Quand l’Ouzbekistan déclare son allégeance américaine
Un Ouzbek, ayant passé un contrat avec l’armée russe, vient d’être condamné par la justice de son pays à 5 ans de prison pour avoir combattu contre l’armée atlantico-ukrainienne. Surprenant ? Non, l’Ouzbekistan passe sous contrôle américain, sous couvert de coopération renforcée dans les domaines stratégiques. Tout a un prix. Mais cela est un geste symbolique d’allégeance américaine.
Dès la chute de l’URSS, l’Ouzbekistan a été pris en main par les organes « internationaux », les experts occidentaux, les programmes divers et variés dans les domaines juridiques et institutionnels. Au nom de son « indépendance », l’Ouzbekistan a simplement pris la liberté de se choisir un maître. C’est souvent le cas pour les pays, qui n’ont pas de culture politique, ni institutionnelle autonome – rappelons que, comme Etat institutionnalisé, l’Ouzbekistan a été créé par l’Union soviétique.
Cette « coopération » s’est accélérée après le début de l’Opération militaire en 2022 et cette fois-ci, les apparences n’ont pas été gardées – elle est directement prise en main par les Etats-Unis.
Le général Michael Kurilla, nommé le 1er avril 2022 à la tête du Commandemant militaire américain de la zone d’Asie centrale, arrive en Ouzbekistan en juin, pour resserrer les liens … et garder le contrôle, alors que la confrontation avec la Russie a commencé. Au-delà des échanges de politesse et des remerciements officiels ouzbeks envers les Etats-Unis pour avoir été l’un des premiers pays à reconnaître leur indépendance (et pour cause), un processus d’accords très concrets a été alors initié.

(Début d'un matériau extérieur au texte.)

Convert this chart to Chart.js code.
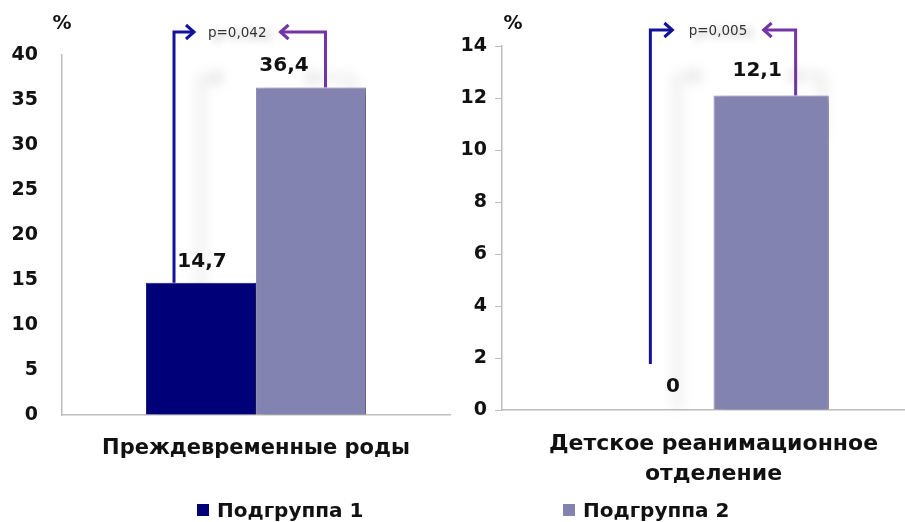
<!DOCTYPE html>
<html>
<head>
<meta charset="utf-8">
<script src="https://cdn.jsdelivr.net/npm/chart.js@4/dist/chart.umd.min.js"></script>
<style>
  html, body { margin: 0; padding: 0; background: #fff; width: 905px; height: 522px; overflow: hidden; }
  .panel { position: absolute; top: 0; height: 522px; }
  #panelLeft { left: 0; width: 460px; }
  #panelRight { left: 450px; width: 475px; }
  .legend-item { position: absolute; top: 498px; height: 26px; line-height: 26px;
    font: bold 20px "DejaVu Sans", sans-serif; color: #111; white-space: nowrap; }
  .legend-item i { display: inline-block; width: 12px; height: 12px; margin-right: 8px; vertical-align: 1px; }
</style>
</head>
<body>
<div class="panel" id="panelLeft"><canvas id="chartLeft"></canvas></div>
<div class="panel" id="panelRight"><canvas id="chartRight"></canvas></div>
<div id="legend"></div>

<script>
// Series and categories
const seriesNames = ['Подгруппа 1', 'Подгруппа 2'];
const seriesColors = ['#000078', '#8383B1'];
const categoriesLeft = ['Преждевременные роды'];
const categoriesRight = [['Детское реанимационное', 'отделение']];

// Values, %: [Подгруппа 1, Подгруппа 2]
const pretermValues = [14.7, 36.4];
const nicuValues = [0, 12.1];

// Significance of the difference between subgroups
const pValues = ['p=0,042', 'p=0,005'];

// Value axes
const yMaxes = [40, 14];
const ySteps = [5, 2];

const fmt = v => String(v).replace('.', ',');

// Bar value labels
const valueLabels = {
  id: 'valueLabels',
  afterDatasetsDraw(chart, args, opts) {
    const ctx = chart.ctx;
    ctx.save();
    ctx.font = 'bold 20px "DejaVu Sans", sans-serif';
    ctx.fillStyle = '#111';
    ctx.textAlign = 'center';
    ctx.textBaseline = 'middle';
    chart.data.datasets.forEach((ds, i) => {
      const el = chart.getDatasetMeta(i).data[0];
      ctx.fillText(fmt(ds.data[0]), el.x + opts.dx[i], el.y + opts.dy[i]);
    });
    ctx.restore();
  }
};

// Bracket arrows from each bar up to the p-value (drawn behind the bars)
function bracketGeometry(chart, opts) {
  const topY = chart.chartArea.top + opts.topOffset;
  return chart.data.datasets.map((ds, i) => {
    const el = chart.getDatasetMeta(i).data[0];
    const x = el.x + opts.dx[i];
    return {
      x: x,
      yStart: el.y - (ds.data[0] === 0 ? opts.zeroLift : 0),
      tip: x + opts.reach[i],
      dir: Math.sign(opts.reach[i]),
      topY: topY
    };
  });
}

const bracket = {
  id: 'bracket',
  beforeDatasetsDraw(chart, args, opts) {
    const ctx = chart.ctx;
    const colors = ['#12129A', '#7434A6'];
    ctx.save();
    ctx.lineWidth = 3;
    ctx.shadowColor = 'rgba(0,0,0,0.2)';
    ctx.shadowBlur = 14;
    ctx.shadowOffsetX = 27;
    ctx.shadowOffsetY = 46;
    bracketGeometry(chart, opts).forEach((g, i) => {
      ctx.strokeStyle = colors[i];
      ctx.beginPath();
      ctx.moveTo(g.x, g.yStart);
      ctx.lineTo(g.x, g.topY);
      ctx.lineTo(g.tip, g.topY);
      ctx.stroke();
      ctx.beginPath();
      ctx.moveTo(g.tip - 8 * g.dir, g.topY - 7);
      ctx.lineTo(g.tip, g.topY);
      ctx.lineTo(g.tip - 8 * g.dir, g.topY + 7);
      ctx.stroke();
    });
    ctx.restore();
  },
  afterDatasetsDraw(chart, args, opts) {
    const ctx = chart.ctx;
    const g = bracketGeometry(chart, opts);
    ctx.save();
    ctx.font = '13.5px "DejaVu Sans", sans-serif';
    ctx.fillStyle = '#333';
    ctx.textAlign = 'center';
    ctx.textBaseline = 'middle';
    ctx.fillText(opts.text, (g[0].tip + g[1].tip) / 2, g[0].topY + 1);
    ctx.restore();
  }
};

// Soft drop shadow behind the bars
const barShadow = {
  id: 'barShadow',
  beforeDatasetsDraw(chart) {
    const ctx = chart.ctx;
    ctx.save();
    ctx.shadowColor = 'rgba(0,0,0,0.35)';
    ctx.shadowBlur = 8;
    ctx.shadowOffsetX = 6;
    ctx.shadowOffsetY = 3;
  },
  afterDatasetsDraw(chart) {
    chart.ctx.restore();
  }
};

// Unit sign above the value axis
const unitSign = {
  id: 'unitSign',
  afterDraw(chart, args, opts) {
    const ctx = chart.ctx;
    ctx.save();
    ctx.font = 'bold 19px "DejaVu Sans", sans-serif';
    ctx.fillStyle = '#111';
    ctx.textAlign = 'center';
    ctx.textBaseline = 'middle';
    ctx.fillText('%', chart.chartArea.left + opts.dx, opts.y);
    ctx.restore();
  }
};

function makeChart(canvasId, labels, values, idx, cfg) {
  return new Chart(document.getElementById(canvasId), {
    type: 'bar',
    data: {
      labels: labels,
      datasets: seriesNames.map((name, i) => ({
        label: name,
        data: [values[i]],
        backgroundColor: seriesColors[i],
        borderColor: i === 0 ? '#1c1c86' : '#9090BA',
        borderWidth: 1,
        categoryPercentage: cfg.catPct,
        barPercentage: 1
      }))
    },
    options: {
      responsive: true,
      maintainAspectRatio: false,
      animation: false,
      layout: { padding: cfg.padding },
      scales: {
        x: {
          grid: { display: false },
          border: { display: true, color: '#BDBDBD', width: 1.5 },
          ticks: {
            color: '#111',
            padding: 11,
            maxRotation: 0,
            autoSkip: false,
            font: { family: '"DejaVu Sans", sans-serif', size: cfg.catFont, weight: 'bold', lineHeight: '30px' }
          },
          afterFit(scale) { scale.height = cfg.xHeight; }
        },
        y: {
          min: 0,
          max: yMaxes[idx],
          grid: { drawOnChartArea: false, drawTicks: cfg.tickMarks, tickLength: 7, color: '#BDBDBD' },
          border: { display: true, color: '#BDBDBD', width: 1.5 },
          ticks: {
            stepSize: ySteps[idx],
            color: '#111',
            padding: cfg.tickPad,
            font: { family: '"DejaVu Sans", sans-serif', size: 19, weight: 'bold' }
          },
          afterFit(scale) { scale.width = cfg.yWidth; }
        }
      },
      plugins: {
        legend: { display: false },
        tooltip: { enabled: false },
        valueLabels: { dx: cfg.labelDx, dy: cfg.labelDy },
        bracket: { text: pValues[idx], dx: cfg.arrowDx, reach: cfg.arrowReach, topOffset: cfg.arrowTop, zeroLift: 46 },
        unitSign: { dx: cfg.pctDx, y: 24 }
      }
    },
    plugins: [bracket, barShadow, valueLabels, unitSign]
  });
}

makeChart('chartLeft', categoriesLeft, pretermValues, 0, {
  catPct: 0.567,
  padding: { top: 55, right: 10, left: 0, bottom: 0 },
  xHeight: 107, yWidth: 62, tickMarks: false, tickPad: 24, catFont: 21,
  labelDx: [1, -27], labelDy: [-21, -22],
  arrowDx: [-27, 14.5], arrowReach: [20, -45], arrowTop: -23,
  pctDx: 0
});

makeChart('chartRight', categoriesRight, nicuValues, 1, {
  catPct: 0.545,
  padding: { top: 46, right: 0, left: 0, bottom: 0 },
  xHeight: 112, yWidth: 52, tickMarks: true, tickPad: 8, catFont: 22,
  labelDx: [17, -14], labelDy: [-23, -25],
  arrowDx: [-5.5, 24.5], arrowReach: [22, -32], arrowTop: -16,
  pctDx: 11
});

// Shared legend
const legendLefts = [197, 563];
const legend = document.getElementById('legend');
seriesNames.forEach((name, i) => {
  const item = document.createElement('div');
  item.className = 'legend-item';
  item.style.left = legendLefts[i] + 'px';
  const sw = document.createElement('i');
  sw.style.background = seriesColors[i];
  item.appendChild(sw);
  item.appendChild(document.createTextNode(name));
  legend.appendChild(item);
});
</script>
</body>
</html>
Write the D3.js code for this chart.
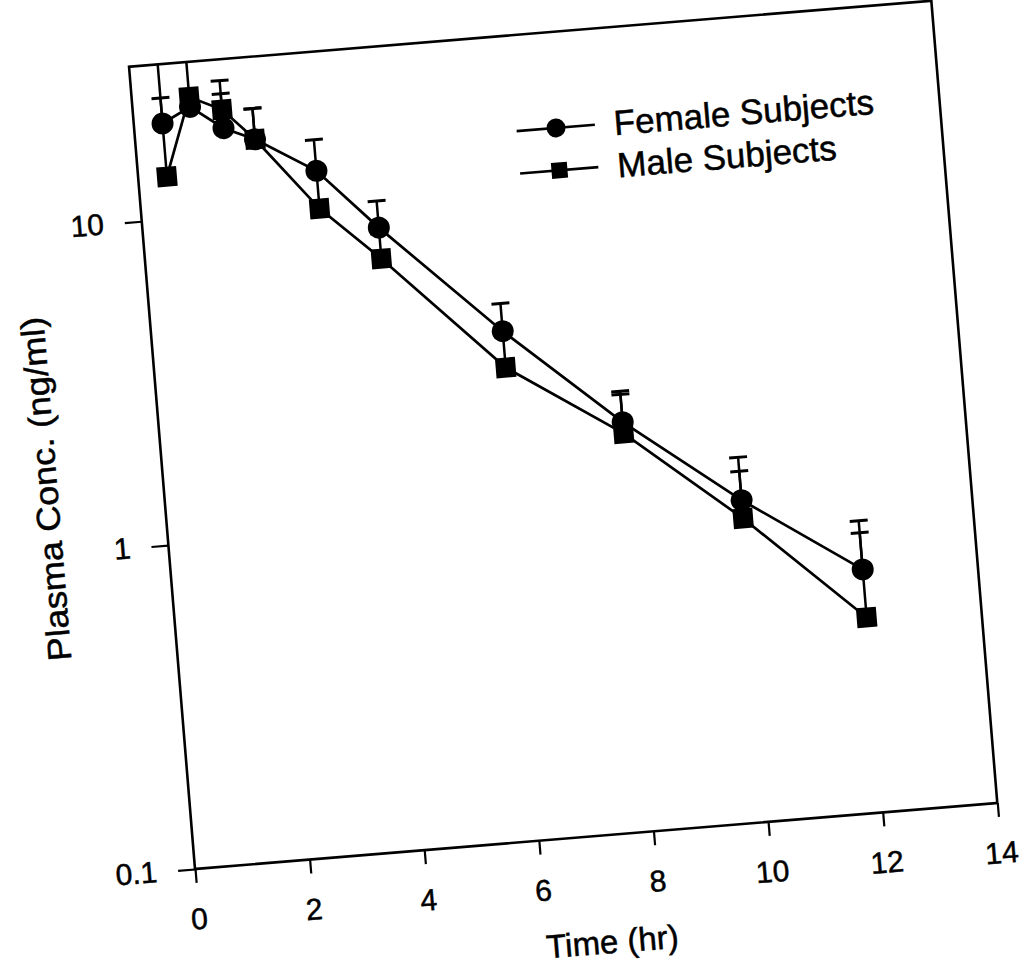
<!DOCTYPE html>
<html>
<head>
<meta charset="utf-8">
<script src="https://cdn.jsdelivr.net/npm/d3@7/dist/d3.min.js"></script>
<style>
  html, body { margin: 0; padding: 0; background: #fff; }
  svg { display: block; }
  text { font-family: "Liberation Sans", Arial, Helvetica, sans-serif; fill: #000; stroke: #000; stroke-width: 0.5px; }
</style>
</head>
<body>
<svg id="chart" width="1029" height="972"></svg>
<script>
// ---- data ----
const times       = [0.5, 1, 1.55, 2.08, 3.1, 4.1, 6.1, 8.05, 10, 12];
const female      = [19.7, 21.8, 18.4, 16.7, 12.9, 8.33, 3.73, 1.83, 0.985, 0.563];
const femaleUpper = [23.6, 23.4, 23.5, 20.8, 16.1, 10.07, 4.54, 2.28, 1.335, 0.795];
const male        = [13.5, 23.4, 21.0, 16.7, 9.86, 6.68, 2.88, 1.69, 0.865, 0.40];
const maleUpper   = [40, 40, 25.8, 20.8, 12.5, 8.0, 3.6, 2.23, 1.21, 0.73];
const xTicks      = [0, 2, 4, 6, 8, 10, 12, 14];
const yTicks      = [0.1, 1, 10];
const yTickLabels = ["0.1", "1", "10"];
const seriesNames = ["Female Subjects", "Male Subjects"];

// ---- layout ----
const W = 805, H = 805;
const svg = d3.select("#chart");
svg.append("rect").attr("width", 1029).attr("height", 972).attr("fill", "#fff");

const g = svg.append("g")
  .attr("transform", "translate(195,869) rotate(-4.7) translate(0,-805)");

const x = d3.scaleLinear().domain([0, 14]).range([0, W]);
const y = d3.scaleLog().domain([0.1, 30]).range([H, 0]);

g.append("clipPath").attr("id", "plotclip")
  .append("rect").attr("x", 0).attr("y", 0).attr("width", W).attr("height", H);

// axes
const xAxis = g.append("g").attr("transform", `translate(0,${H})`)
  .call(d3.axisBottom(x).tickValues(xTicks).tickSize(14).tickPadding(25).tickFormat(d3.format("d")));
const yAxis = g.append("g")
  .call(d3.axisLeft(y).tickValues(yTicks).tickSize(17).tickPadding(21)
        .tickFormat((d, i) => yTickLabels[i]));
[xAxis, yAxis].forEach(a => {
  a.select(".domain").remove();
  a.selectAll(".tick line").attr("stroke", "#000").attr("stroke-width", 2.2);
  a.selectAll(".tick text").style("font-size", "30px")
    .style("font-family", '"Liberation Sans", Arial, sans-serif').attr("fill", "#000");
});

// frame
g.append("rect").attr("x", 0).attr("y", 0).attr("width", W).attr("height", H)
  .attr("fill", "none").attr("stroke", "#000").attr("stroke-width", 2.6);

// axis titles
g.append("text").attr("x", 410).attr("y", H + 118).attr("text-anchor", "middle")
  .style("font-size", "33px").text("Time (hr)");
g.append("text").attr("transform", `translate(-106,${H - 391}) rotate(-90)`)
  .attr("text-anchor", "middle").style("font-size", "33px")
  .attr("textLength", 345).attr("lengthAdjust", "spacingAndGlyphs")
  .text("Plasma Conc. (ng/ml)");

const plot = g.append("g");
const errG = plot.append("g").attr("clip-path", "url(#plotclip)");
const capW = 9;

function errorBars(vals, uppers) {
  times.forEach((t, i) => {
    const cx = x(t), y0 = y(vals[i]), y1 = y(uppers[i]);
    errG.append("line").attr("x1", cx).attr("x2", cx).attr("y1", y0).attr("y2", y1)
      .attr("stroke", "#000").attr("stroke-width", 2.5);
    errG.append("line").attr("x1", cx - capW).attr("x2", cx + capW).attr("y1", y1).attr("y2", y1)
      .attr("stroke", "#000").attr("stroke-width", 3);
  });
}
errorBars(female, femaleUpper);
errorBars(male, maleUpper);

const line = d3.line().x(d => x(d[0])).y(d => y(d[1]));
plot.append("path").datum(times.map((t, i) => [t, female[i]]))
  .attr("d", line).attr("fill", "none").attr("stroke", "#000").attr("stroke-width", 2.7);
plot.append("path").datum(times.map((t, i) => [t, male[i]]))
  .attr("d", line).attr("fill", "none").attr("stroke", "#000").attr("stroke-width", 2.7);

plot.selectAll("rect.m").data(times.map((t, i) => [t, male[i]])).enter()
  .append("rect").attr("class", "m")
  .attr("x", d => x(d[0]) - 10).attr("y", d => y(d[1]) - 10)
  .attr("width", 20).attr("height", 20).attr("fill", "#000");
plot.selectAll("circle.f").data(times.map((t, i) => [t, female[i]])).enter()
  .append("circle").attr("class", "f")
  .attr("cx", d => x(d[0])).attr("cy", d => y(d[1])).attr("r", 11).attr("fill", "#000");

// legend
const legend = g.append("g");
const rows = [96, 138.5];
rows.forEach((ry, i) => {
  legend.append("line").attr("x1", 381).attr("x2", 459.5).attr("y1", ry).attr("y2", ry)
    .attr("stroke", "#000").attr("stroke-width", 2.7);
  if (i === 0) {
    legend.append("circle").attr("cx", 420.5).attr("cy", ry).attr("r", 9.5).attr("fill", "#000");
  } else {
    legend.append("rect").attr("x", 420.5 - 8).attr("y", ry - 8).attr("width", 16).attr("height", 16).attr("fill", "#000");
  }
  legend.append("text").attr("x", 478.5).attr("y", ry + 12).style("font-size", "35px").text(seriesNames[i]);
});
</script>
</body>
</html>
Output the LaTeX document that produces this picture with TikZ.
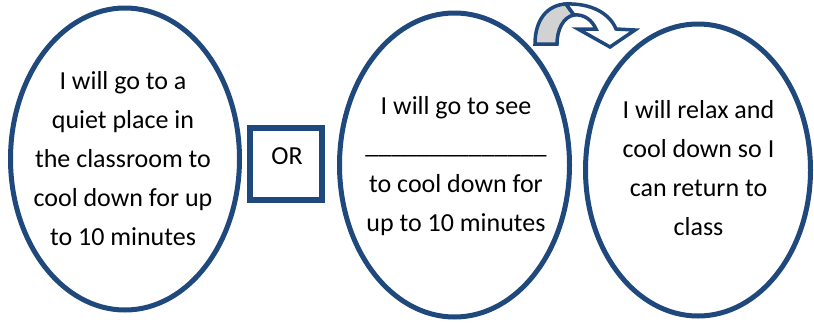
\documentclass[tikz,border=0pt]{standalone}
\usepackage{fontspec}
\setmainfont{Carlito}
\usepackage{tikz}
\usetikzlibrary{shapes.geometric}
\definecolor{navy}{RGB}{31,73,125}

\begin{document}
\begin{tikzpicture}[x=1pt, y=-1pt,
  bubble/.style={draw=navy, line width=5pt, ellipse, fill=white},
  msg/.style={font=\fontsize{26}{39}\selectfont, align=center, inner sep=0pt},
  orbox/.style={draw=navy, line width=6pt, fill=white,
                minimum width=72pt, minimum height=72pt},
  band/.style={draw=navy, line width=3.5pt, line join=miter},
]
\useasboundingbox (0,0) rectangle (814,322);

% ---- Option 1: quiet place ---------------------------------------------------
\node[bubble, minimum width=229pt, minimum height=302pt] (quiet) at (125,159) {};
\node[msg] (quietTxt) at (123,159)
  {I will go to a\\quiet place in\\the classroom to\\cool down for up\\to 10 minutes};

% ---- OR box ------------------------------------------------------------------
\node[orbox] (or) at (286,164) {};
\node[msg, text height=17pt, text depth=17pt] (orTxt) at (287,164) {OR};

% ---- Option 2: go to see someone ---------------------------------------------
\node[bubble, minimum width=230pt, minimum height=304pt] (see) at (454.5,165) {};
\node[msg] (seeTxt) at (456,166)
  {I will go to see\\\_\_\_\_\_\_\_\_\_\_\_\_\_\_\\to cool down for\\up to 10 minutes};

% ---- Result ------------------------------------------------------------------
\node[bubble, minimum width=225pt, minimum height=292pt] (relax) at (698,170) {};
\node[msg] (relaxTxt) at (698.5,168)
  {I will relax and\\cool down so I\\can return to\\class};

% ---- Curved block arrow (see -> relax) ---------------------------------------
\fill[gray!35, band]
  (535,44) .. controls (535,20) and (547,5) .. (566,4)
  -- (574,15) .. controls (563,17) and (557,30) .. (557,44) -- cycle;
\fill[white, band]
  (566,4) .. controls (592,3) and (610,14) .. (616,29)
  -- (635,30) -- (610,47) -- (578,29) -- (596,29)
  .. controls (592,20) and (584,14) .. (574,15) -- cycle;

\end{tikzpicture}
\end{document}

Dans le domaine militaire, une coopération renforcée est mise en place, notamment un accord sur la protection des informations dans le domaine a été signé en mai 2024 par l’Ouzbekistan après les Etats-Unis. Cette coopération se développe activement, sans même parler des réunions annuelles dans le cadre du Dialogue stratégique entre les deux pays, qui permet un contrôle courant sur la politique ouzbèque depuis 2021. A l’hiver 2022, à Washington, les Etats-Unis ont ainsi réaffirmé soutenir l’intégrité territoriale de l’Ouzbekistan (comme s’il y a avait un problème … avec la Russie) et aider le pays à entrer dans l’OMC. D’une manière générale, l’Ouzbekistan est un bon élève de la globalisation :
« Dans ce contexte, la partie américaine a exprimé sa volonté de contribuer à la mise en œuvre du programme de réformes, notamment dans les domaines de l’économie, de l’éducation et de la garantie des droits de l’homme. (…)
Au cours de la session sur la dimension humaine, les représentants américains ont décrit de manière positive les progrès réalisés en Ouzbékistan dans le renforcement des institutions démocratiques, la protection de la liberté d’expression et de religion, l’éradication du travail forcé et la garantie de l’égalité des sexes. »
Désormais, c’est le système des douanes ouzbèques, qui passe dans le domaine de la « coopération », ce qui implique un échange d’informations renforcé et un accord d’assistance mutuelle. N’oublions pas que les échanges commerciaux entre l’Ouzbekistan et les Etats-Unis augmentent extrêmement vite. Concrètement, cet accord signifie aussi que les Etats-Unis vont avoir accès à une grande quantité d’informations, quant au trafic commercial, qui passe par l’Ouzbekistan en direction de la Russie.
Chaque pays fait ses choix et en tire les conséquences. Surtout en période de conflit ouvert entre deux puissances, il est impossible de rester « neutre ». Ainsi, un tribunal ouzbèque vient de condamner à 5 années de réclusion un homme de 51 ans, pour avoir combattu dans le cadre du conflit en Ukraine avec les forces armées régulières russes. En mai 2023, cet homme a décidé de partir en Russie travailler, comme c’est le cas d’une très grande quantité d’Ouzbèques. Il décide finalement de passer un contrat avec l’armée et de s’engager dans les forces armées régulières russes. Pour cela, le tribunal l’a qualifié de mercenaire et vient de le condamner. C’est une décision hautement symbolique.
Le ministre russe des Affaires étrangères a décalé sa visite en Ouzbekistan – faute de temps …
Autrement dit, l’Ouzbekistan n’est pas un allié de la Russie, ni un partenaire stratégique. En tout cas c’est un territoire qu’il va lui falloir reconquérir.